• Question: Is reading on a screen cognitively similar to reading on paper? What about typing vs. handwriting? I find that my students seem to prefer reading on the small screen of the phone to the bigger screen of a laptop. And I wonder whether it might have adverse effects in terms of recalling material – I always find it easier to recall text when I can map it to a physical location in a book rather than an e-reader (but perhaps that’s a function of my age!).
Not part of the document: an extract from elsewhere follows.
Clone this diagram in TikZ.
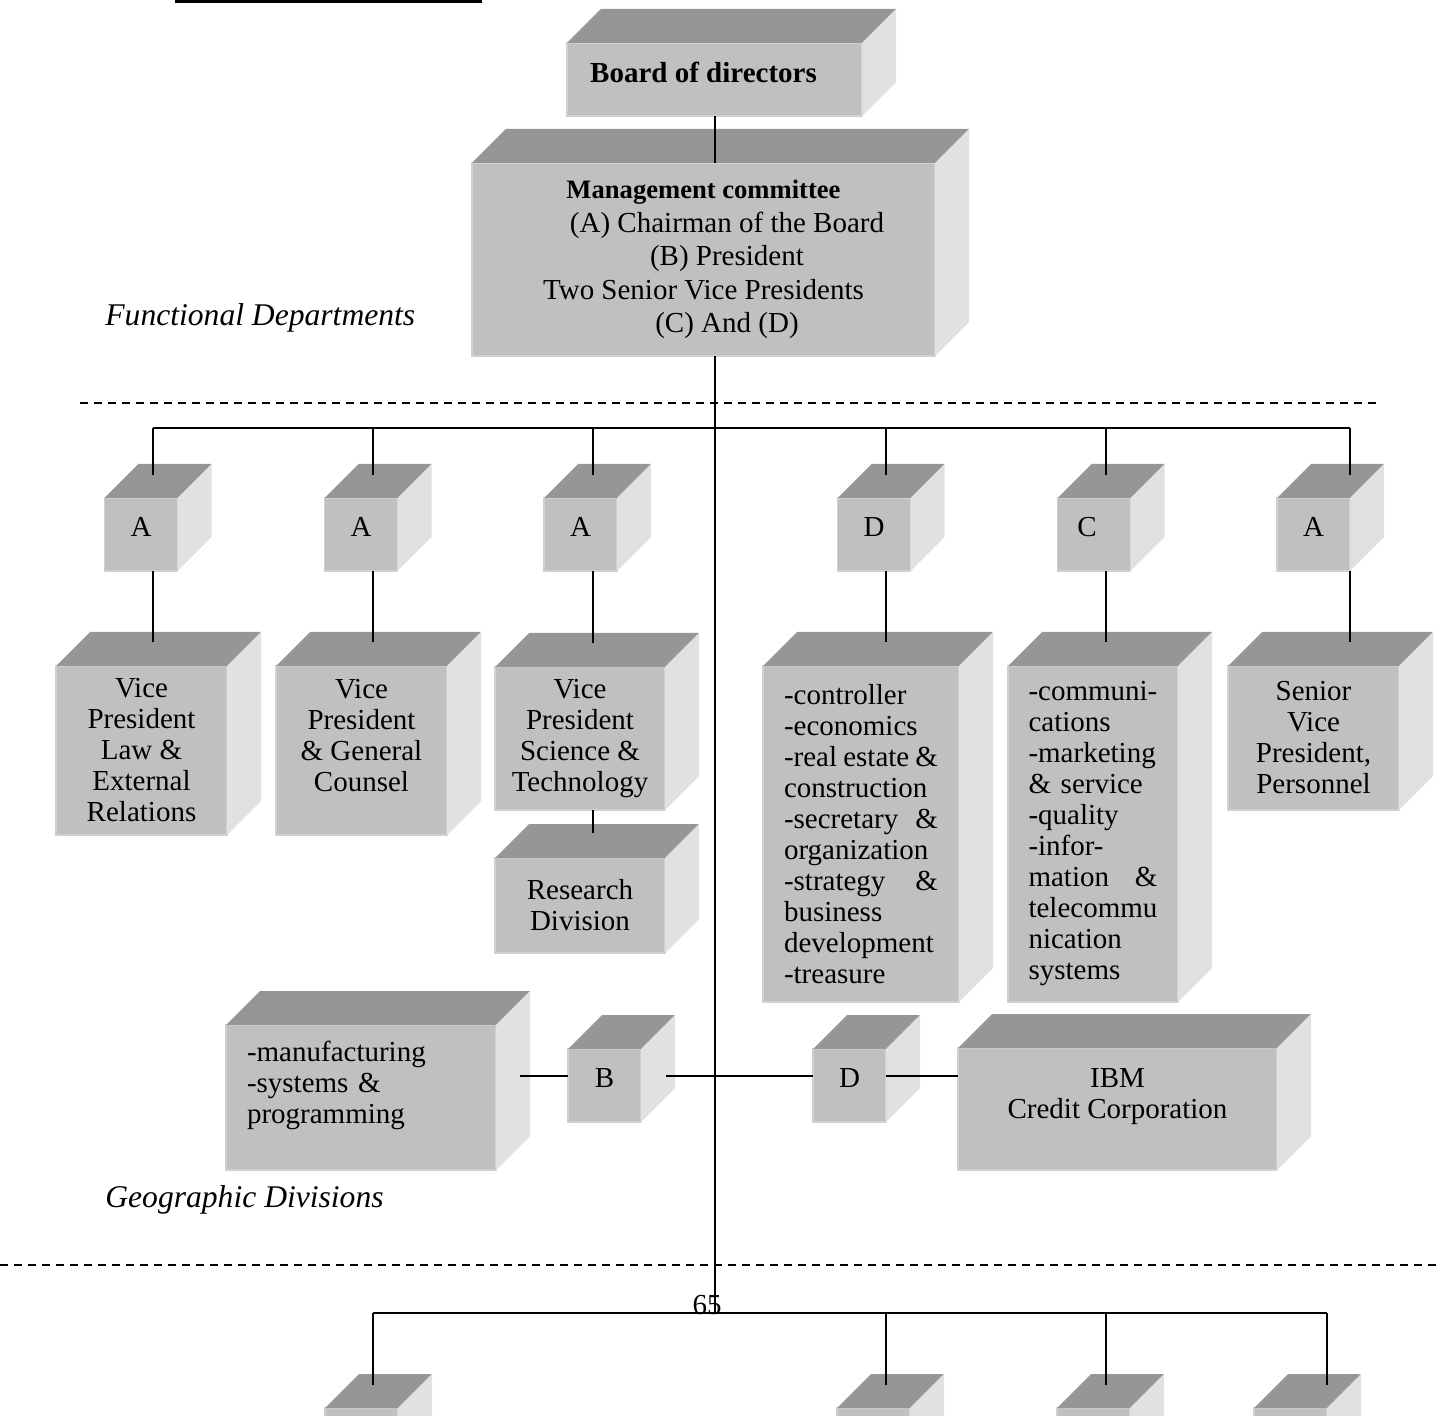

My 5-year-old, who is required to do online reading as part of his homework, likes the interactive nature of online quizzes following the reading, but he seems to prefer reading to me over reading to himself on the computer.

    Asked by gertzerl17 to Sarah, Rebecca, Matt, Jo, Jessie, Courtenay on 27 Feb 2018.
    • Photo: Sarah McGeown

      Sarah McGeown answered on 27 Feb 2018:


      here’s a really interesting paper on multimedia learning by Mayer and Moreno that might be helpful http://www.uky.edu/~gmswan3/544/9_ways_to_reduce_CL.pdf

    • Photo: Rebecca Merkley

      Rebecca Merkley answered on 27 Feb 2018:


      Here’s an open access paper on e-readers versus paper: http://journals.plos.org/plosone/article?id=10.1371/journal.pone.0075634. I believe the possible advantages are that you can control things like spacing and font size with e-readers. I haven’t read the full paper, but I don’t think there were any negatives, per se. Just that not everyone showed an advantage in reading speed and comprehension with using the e-reader. The authors suggested that it could help overcome visual attention deficits, with the shorter line lengths. But that not might be what all students who struggle with reading have trouble with.